Another way to do this is to restore the whole clip from data tape to a random access cache and then restore the desired part of the clip and rebuild the file’s metadata. Either process results in lengthy delays in getting what could be small segments of a larger clip.

The solution is to use a content management system that is capable of understanding the media as soon as it starts the archive process. This awareness happens long before any user is likely to want to restore certain sections of the video. Built in intelligence within the system’s data handling components read and log the metadata held in the MXF or QuickTime wrapper as it’s written to the archive. This information is then passed to the system’s database for later use when only a small portion of the original material is required. In addition to using this metadata to locate the required section in the archived file, it is used during restoration to create a new fully standards compliant media file.

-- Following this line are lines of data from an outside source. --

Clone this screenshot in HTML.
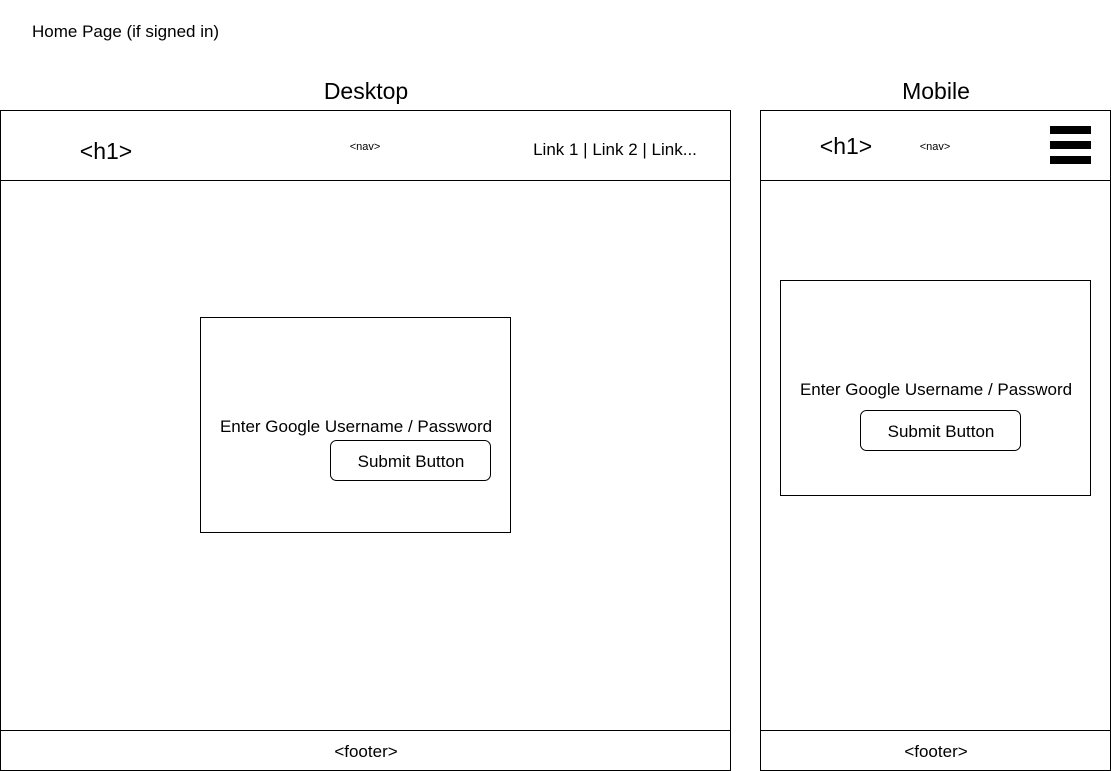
<!DOCTYPE html>
<html><head><style>html,body{margin:0;padding:0;background:#fff}svg{display:block}text{font-family:"Liberation Sans",Helvetica,Arial,sans-serif;fill:#000}</style></head>
<body>
<svg width="1111" height="771" viewBox="0 0 1111 771" xmlns="http://www.w3.org/2000/svg">
<g fill="none" stroke="#000" stroke-width="1">
<rect x="0.5" y="110.5" width="730" height="660"/>
<line x1="0" y1="180.5" x2="731" y2="180.5"/>
<line x1="0" y1="730.5" x2="731" y2="730.5"/>
<rect x="200.5" y="317.5" width="310" height="215"/>
<rect x="330.5" y="440.5" width="160" height="40" rx="6"/>
<rect x="760.5" y="110.5" width="350" height="660"/>
<line x1="760" y1="180.5" x2="1111" y2="180.5"/>
<line x1="760" y1="730.5" x2="1111" y2="730.5"/>
<rect x="780.5" y="280.5" width="310" height="215"/>
<rect x="860.5" y="410.5" width="160" height="40" rx="6"/>
</g>
<rect x="1050" y="126" width="41" height="8"/>
<rect x="1050" y="141" width="41" height="8"/>
<rect x="1050" y="156" width="41" height="8"/>
<text x="32" y="37" font-size="17">Home Page (if signed in)</text>
<text x="366" y="99" font-size="23" text-anchor="middle">Desktop</text>
<text x="936" y="99" font-size="23" text-anchor="middle">Mobile</text>
<text x="106" y="159" font-size="23" text-anchor="middle">&lt;h1&gt;</text>
<text x="365" y="150" font-size="11" text-anchor="middle">&lt;nav&gt;</text>
<text x="615" y="155" font-size="17" text-anchor="middle">Link 1 | Link 2 | Link...</text>
<text x="356" y="432" font-size="17" text-anchor="middle">Enter Google Username / Password</text>
<text x="411" y="467" font-size="17" text-anchor="middle">Submit Button</text>
<text x="366" y="757" font-size="17" text-anchor="middle">&lt;footer&gt;</text>
<text x="846" y="154" font-size="23" text-anchor="middle">&lt;h1&gt;</text>
<text x="935" y="150" font-size="11" text-anchor="middle">&lt;nav&gt;</text>
<text x="936" y="395" font-size="17" text-anchor="middle">Enter Google Username / Password</text>
<text x="941" y="437" font-size="17" text-anchor="middle">Submit Button</text>
<text x="936" y="757" font-size="17" text-anchor="middle">&lt;footer&gt;</text>
</svg>
</body></html>
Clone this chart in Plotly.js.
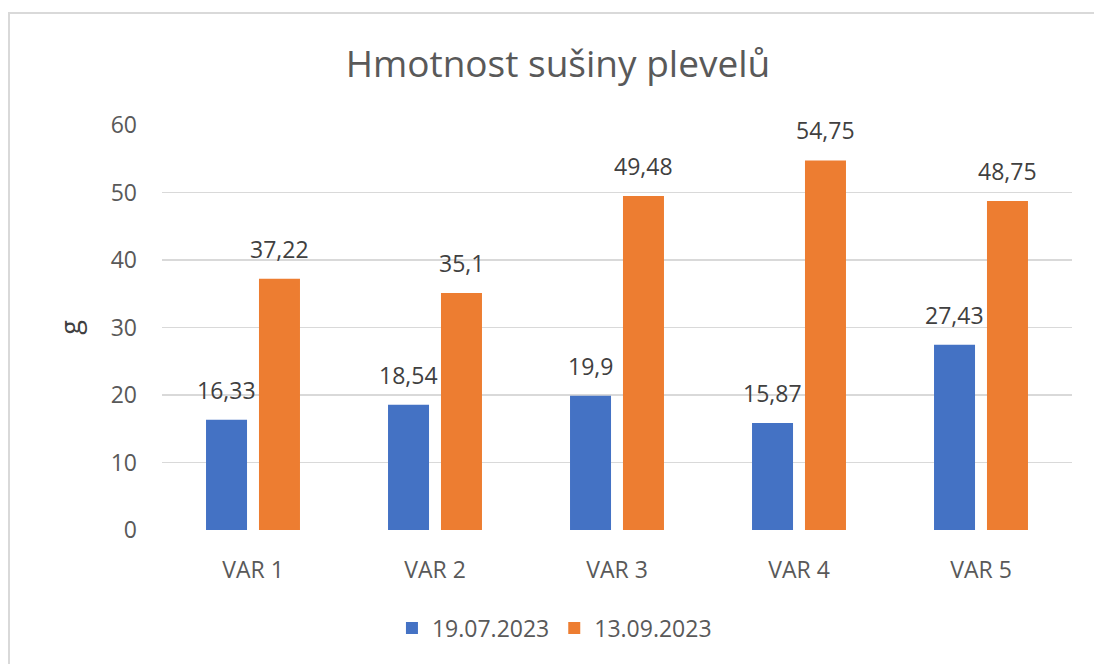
<!DOCTYPE html>
<html>
<head>
<meta charset="utf-8">
<script src="https://cdn.plot.ly/plotly-3.0.1.min.js"></script>
<style>
  html, body { margin: 0; padding: 0; background: #ffffff; }
  #wrap { position: relative; width: 1094px; height: 664px; overflow: hidden; }
  #chart { position: absolute; left: 0; top: 0; width: 1094px; height: 664px; }
  #frame { position: absolute; left: 8px; top: 12px; width: 1200px; height: 800px;
           border: 2px solid #d9d9d9; box-sizing: border-box; pointer-events: none; }
</style>
</head>
<body>
<div id="wrap">
  <div id="frame"></div>
  <div id="chart"></div>
</div>
<script>
const categories = ['VAR 1', 'VAR 2', 'VAR 3', 'VAR 4', 'VAR 5'];
const seriesNames = ['19.07.2023', '13.09.2023'];
const series1 = [16.33, 18.54, 19.9, 15.87, 27.43];
const series2 = [37.22, 35.1, 49.48, 54.75, 48.75];
const yTicks = [0, 10, 20, 30, 40, 50, 60];
const titleText = 'Hmotnost sušiny plevelů';
const yTitle = 'g';

const fontFam = '"Open Sans", "Noto Sans", sans-serif';
const colors = ['#4472C4', '#ED7D31'];
const fmt = v => String(v).replace('.', ',');

const traces = [series1, series2].map((vals, i) => ({
  type: 'bar',
  name: seriesNames[i],
  x: categories,
  y: vals,
  marker: { color: colors[i], line: { width: 0 } },
  hoverinfo: 'none'
}));

const annotations = [];
[series1, series2].forEach((vals, i) => {
  vals.forEach((v, j) => {
    annotations.push({
      x: categories[j], y: v, xref: 'x', yref: 'y',
      text: fmt(v), showarrow: false,
      xshift: i === 0 ? -26.5 : 26.5, yshift: 30,
      yanchor: 'middle', xanchor: 'center',
      font: { family: fontFam, size: 23, color: '#404040' }
    });
  });
});

const layout = {
  width: 1094, height: 664,
  margin: { l: 162, r: 22, t: 125, b: 134 },
  paper_bgcolor: 'rgba(0,0,0,0)',
  plot_bgcolor: 'rgba(0,0,0,0)',
  font: { family: fontFam, color: '#595959', size: 23 },
  title: { text: titleText, font: { family: fontFam, size: 37, color: '#595959' },
           x: 0.51, xanchor: 'center', y: 0.903, yanchor: 'middle' },
  barmode: 'group',
  bargap: 0.418,
  bargroupgap: 0.226,
  showlegend: true,
  legend: { orientation: 'h', x: 0.2527, xanchor: 'left', y: -0.242, yanchor: 'middle',
            font: { family: fontFam, size: 23, color: '#595959' }, itemclick: false },
  xaxis: { type: 'category', showgrid: false, zeroline: false, showline: false,
           ticks: '', ticklabelstandoff: 24, tickfont: { size: 23, color: '#595959' }, fixedrange: true },
  yaxis: { range: [0, 60], tickvals: yTicks, showgrid: true, gridcolor: '#d9d9d9', gridwidth: 1.5,
           zeroline: false, showline: false, ticks: '', ticklabelstandoff: 24,
           tickfont: { size: 23, color: '#595959' }, fixedrange: true,
           title: { text: yTitle, font: { size: 27, color: '#404040' }, standoff: 22 } },
  annotations: annotations
};

Plotly.newPlot('chart', traces, layout, { displayModeBar: false, staticPlot: true });
</script>
</body>
</html>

By capturing essential metadata during archive, the content management system avoids having to move or read the full media file from the archive media. The system only transfers what is needed to the destination device saving both bandwidth and space on the expensive production storage.

SGL’s Avid Interplay Web Services plug-in with Partial File Restore, powered by Glookast, enables editors to easily select and restore elements of a clip directly from the archive in high resolution. Prior to this, partial file restore functionality could only be achieved using the full Avid Interplay | Archive system.